::: COLLECTED DATA :::

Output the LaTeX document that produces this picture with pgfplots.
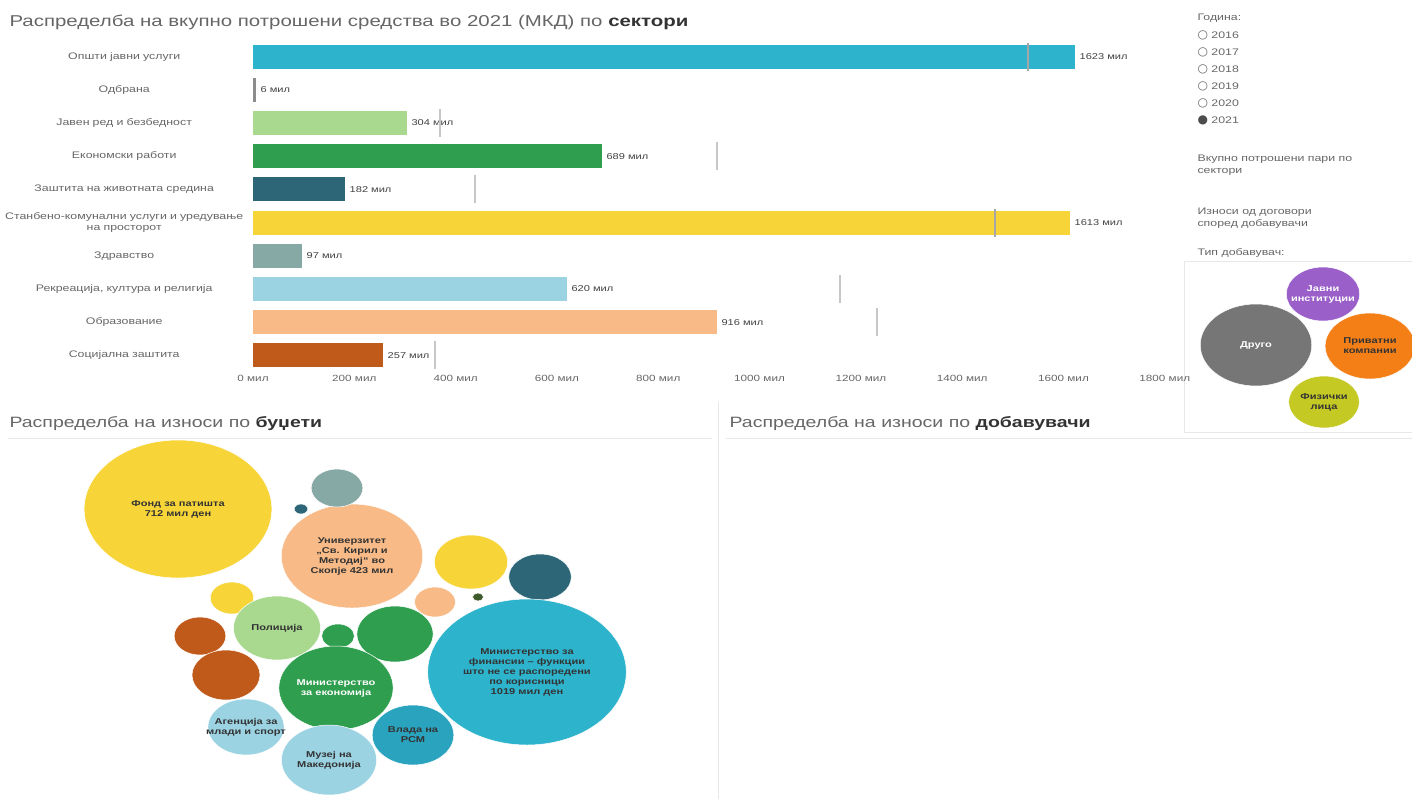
\documentclass[border=0pt]{standalone}
\usepackage{fontspec}
\setmainfont{Liberation Sans}[FakeStretch=1.3]
\newfontfamily\symfont{DejaVu Sans}
\usepackage{pgfplots}
\pgfplotsset{compat=1.18}

\definecolor{cCyan}{HTML}{2DB3CC}
\definecolor{cCyanD}{HTML}{2AA3BE}
\definecolor{cGrey}{HTML}{8C8C8C}
\definecolor{cLGreen}{HTML}{A8D98F}
\definecolor{cGreen}{HTML}{2F9E4F}
\definecolor{cDTeal}{HTML}{2C6677}
\definecolor{cYel}{HTML}{F7D538}
\definecolor{cGTeal}{HTML}{86A9A6}
\definecolor{cLBlue}{HTML}{9BD3E3}
\definecolor{cPeach}{HTML}{F8BA86}
\definecolor{cDOrange}{HTML}{C05A1A}
\definecolor{cOlive}{HTML}{3F5A2A}
\definecolor{cPurple}{HTML}{9A5FC9}
\definecolor{cOrange}{HTML}{F57F17}
\definecolor{cLime}{HTML}{C4C923}
\definecolor{cDGrey}{HTML}{767676}
\definecolor{txt}{HTML}{666666}
\definecolor{sep}{HTML}{E8E8E8}

\begin{document}
\begin{tikzpicture}[x=1pt,y=1pt]
\path[use as bounding box] (0,0) rectangle (1412,-799);

% titles
\node[anchor=west, font=\fontsize{15.7}{18}\selectfont, text=txt] at (6,-22)
  {Распределба на вкупно потрошени средства во 2021 (МКД) по \textcolor{black!80}{\textbf{сектори}}};
\node[anchor=west, font=\fontsize{15}{18}\selectfont, text=txt] at (6,-424)
  {Распределба на износи по \textcolor{black!80}{\textbf{буџети}}};
\node[anchor=west, font=\fontsize{15}{18}\selectfont, text=txt] at (726,-424)
  {Распределба на износи по \textcolor{black!80}{\textbf{добавувачи}}};

% panel separators
\draw[sep, line width=1pt] (718,-402) -- (718,-799);
\draw[sep, line width=1pt] (8,-438) -- (712,-438);
\draw[sep, line width=1pt] (726,-438) -- (1412,-438);
\draw[sep, line width=1pt] (1184,-262) -- (1184,-432) -- (1412,-432);
\draw[sep, line width=1pt] (1184,-262) -- (1412,-262);

% filter panel
\begin{scope}[every node/.style={anchor=west, font=\fontsize{9.5}{12}\selectfont, text=txt}]
\node at (1194,-18) {Година:};
\node at (1194,-35) {{\symfont\fontsize{12}{12}\selectfont ○}\ 2016};
\node at (1194,-52) {{\symfont\fontsize{12}{12}\selectfont ○}\ 2017};
\node at (1194,-69) {{\symfont\fontsize{12}{12}\selectfont ○}\ 2018};
\node at (1194,-86) {{\symfont\fontsize{12}{12}\selectfont ○}\ 2019};
\node at (1194,-103) {{\symfont\fontsize{12}{12}\selectfont ○}\ 2020};
\node at (1194,-120) {{\symfont\fontsize{12}{12}\selectfont\textcolor{black!70}{●}}\ 2021};
\node[align=left] at (1194,-165) {Вкупно потрошени пари по\\сектори};
\node[align=left] at (1194,-218) {Износи од договори\\според добавувачи};
\node at (1194,-253) {Тип добавувач:};
\end{scope}

% bar chart
\begin{axis}[
  at={(253pt,-372pt)}, anchor=south west,
  scale only axis, width=927pt, height=332pt,
  xbar, bar width=24pt, bar shift=0pt,
  xmin=0, xmax=1830, ymin=-0.5, ymax=9.5, y dir=reverse,
  axis line style={draw=none}, tick style={draw=none},
  xtick={0,200,400,600,800,1000,1200,1400,1600,1800},
  xticklabels={0 мил,200 мил,400 мил,600 мил,800 мил,1000 мил,1200 мил,1400 мил,1600 мил,1800 мил},
  xticklabel style={font=\fontsize{9}{11}\selectfont, text=txt},
  ytick={0,...,9},
  yticklabels={Општи јавни услуги,Одбрана,Јавен ред и безбедност,Економски работи,
    Заштита на животната средина,Станбено-комунални услуги и уредување\\на просторот,
    Здравство,{Рекреација, култура и религија},Образование,Социјална заштита},
  yticklabel style={font=\fontsize{9.5}{11}\selectfont, text=txt, text width=242pt, align=center},
  clip=false,
  bv/.style={fill=#1, draw=none,
    nodes near coords={\pgfmathprintnumber[fixed,precision=0,1000 sep={},assume math mode=true]{\pgfplotspointmeta}~мил},
    every node near coord/.append style={font=\fontsize{8.5}{10}\selectfont, text=black!75, xshift=1pt}},
  tg/.style={only marks, mark=|, mark size=14pt, mark options={draw=#1, line width=1.6pt}},
]
\addplot[bv=cCyan] coordinates {(1623,0)};
\addplot[bv=cGrey] coordinates {(6,1)};
\addplot[bv=cLGreen] coordinates {(304,2)};
\addplot[bv=cGreen] coordinates {(689,3)};
\addplot[bv=cDTeal] coordinates {(182,4)};
\addplot[bv=cYel] coordinates {(1613,5)};
\addplot[bv=cGTeal] coordinates {(97,6)};
\addplot[bv=cLBlue] coordinates {(620,7)};
\addplot[bv=cPeach] coordinates {(916,8)};
\addplot[bv=cDOrange] coordinates {(257,9)};
% previous year markers
\addplot[tg=black!35] coordinates {(1530,0) (1465,5)};
\addplot[tg=black!22] coordinates {(369,2) (916,3) (438,4) (1159,7) (1232,8) (359,9)};
\end{axis}

% bubble charts, axis units equal to picture pixels
\begin{axis}[
  at={(0pt,0pt)}, anchor=north west,
  scale only axis, width=1412pt, height=799pt,
  xmin=0, xmax=1412, ymin=0, ymax=799, y dir=reverse,
  hide axis, clip=false,
  bub/.style 2 args={only marks, mark=*, mark size=#2pt,
    mark options={fill=#1, draw=white, line width=0.5pt, xscale=1.36}},
  every node near coord/.append style={anchor=center, align=center,
    font=\fontsize{8.5}{10}\selectfont\bfseries, text=black!80},
]
\addplot[bub={cYel}{69}, nodes near coords={Фонд за патишта\\712 мил ден}] coordinates {(178,509)};
\addplot[bub={cYel}{16}] coordinates {(232,598)};
\addplot[bub={cPeach}{52}, nodes near coords={Универзитет\\„Св. Кирил и\\Методиј“ во\\Скопје 423 мил}] coordinates {(352,556)};
\addplot[bub={cYel}{27}] coordinates {(471,562)};
\addplot[bub={cPeach}{15}] coordinates {(435,602)};
\addplot[bub={cDTeal}{23}] coordinates {(540,577)};
\addplot[bub={cOlive}{4}] coordinates {(478,597)};
\addplot[bub={cGTeal}{19}] coordinates {(337,488)};
\addplot[bub={cDTeal}{5}] coordinates {(301,509)};
\addplot[bub={cDOrange}{19}] coordinates {(200,636)};
\addplot[bub={cDOrange}{25}] coordinates {(226,675)};
\addplot[bub={cLGreen}{32}, nodes near coords={Полиција}] coordinates {(277,628)};
\addplot[bub={cGreen}{12}] coordinates {(338,636)};
\addplot[bub={cGreen}{28}] coordinates {(395,634)};
\addplot[bub={cGreen}{42}, nodes near coords={Министерство\\за економија},
  every node near coord/.append style={text=white}] coordinates {(336,688)};
\addplot[bub={cCyan}{73}, nodes near coords={Министерство за\\финансии – функции\\што не се распоредени\\по корисници\\1019 мил ден}] coordinates {(527,672)};
\addplot[bub={cLBlue}{28}, nodes near coords={Агенција за\\млади и спорт}] coordinates {(246,727)};
\addplot[bub={cCyanD}{30}, nodes near coords={Влада на\\РСМ}] coordinates {(413,735)};
\addplot[bub={cLBlue}{35}, nodes near coords={Музеј на\\Македонија}] coordinates {(329,760)};
% supplier types
\addplot[bub={cDGrey}{41}, nodes near coords={Друго},
  every node near coord/.append style={text=white}] coordinates {(1256,345)};
\addplot[bub={cPurple}{27}, nodes near coords={Јавни\\институции},
  every node near coord/.append style={text=white}] coordinates {(1323,294)};
\addplot[bub={cOrange}{33}, nodes near coords={Приватни\\компании}] coordinates {(1370,346)};
\addplot[bub={cLime}{26}, nodes near coords={Физички\\лица}] coordinates {(1324,402)};
\end{axis}
\end{tikzpicture}
\end{document}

:::

> [WRITTEN TASK]: Write out exactly the lines between the start of the data and the line with "(1184,-262) -- (1412,-262);", including both, but none of the pictures.

> [SOLUTION FOR THIS EXERCISE]:
Output the LaTeX document that produces this picture with pgfplots.
\documentclass[border=0pt]{standalone}
\usepackage{fontspec}
\setmainfont{Liberation Sans}[FakeStretch=1.3]
\newfontfamily\symfont{DejaVu Sans}
\usepackage{pgfplots}
\pgfplotsset{compat=1.18}

\definecolor{cCyan}{HTML}{2DB3CC}
\definecolor{cCyanD}{HTML}{2AA3BE}
\definecolor{cGrey}{HTML}{8C8C8C}
\definecolor{cLGreen}{HTML}{A8D98F}
\definecolor{cGreen}{HTML}{2F9E4F}
\definecolor{cDTeal}{HTML}{2C6677}
\definecolor{cYel}{HTML}{F7D538}
\definecolor{cGTeal}{HTML}{86A9A6}
\definecolor{cLBlue}{HTML}{9BD3E3}
\definecolor{cPeach}{HTML}{F8BA86}
\definecolor{cDOrange}{HTML}{C05A1A}
\definecolor{cOlive}{HTML}{3F5A2A}
\definecolor{cPurple}{HTML}{9A5FC9}
\definecolor{cOrange}{HTML}{F57F17}
\definecolor{cLime}{HTML}{C4C923}
\definecolor{cDGrey}{HTML}{767676}
\definecolor{txt}{HTML}{666666}
\definecolor{sep}{HTML}{E8E8E8}

\begin{document}
\begin{tikzpicture}[x=1pt,y=1pt]
\path[use as bounding box] (0,0) rectangle (1412,-799);

% titles
\node[anchor=west, font=\fontsize{15.7}{18}\selectfont, text=txt] at (6,-22)
  {Распределба на вкупно потрошени средства во 2021 (МКД) по \textcolor{black!80}{\textbf{сектори}}};
\node[anchor=west, font=\fontsize{15}{18}\selectfont, text=txt] at (6,-424)
  {Распределба на износи по \textcolor{black!80}{\textbf{буџети}}};
\node[anchor=west, font=\fontsize{15}{18}\selectfont, text=txt] at (726,-424)
  {Распределба на износи по \textcolor{black!80}{\textbf{добавувачи}}};

% panel separators
\draw[sep, line width=1pt] (718,-402) -- (718,-799);
\draw[sep, line width=1pt] (8,-438) -- (712,-438);
\draw[sep, line width=1pt] (726,-438) -- (1412,-438);
\draw[sep, line width=1pt] (1184,-262) -- (1184,-432) -- (1412,-432);
\draw[sep, line width=1pt] (1184,-262) -- (1412,-262);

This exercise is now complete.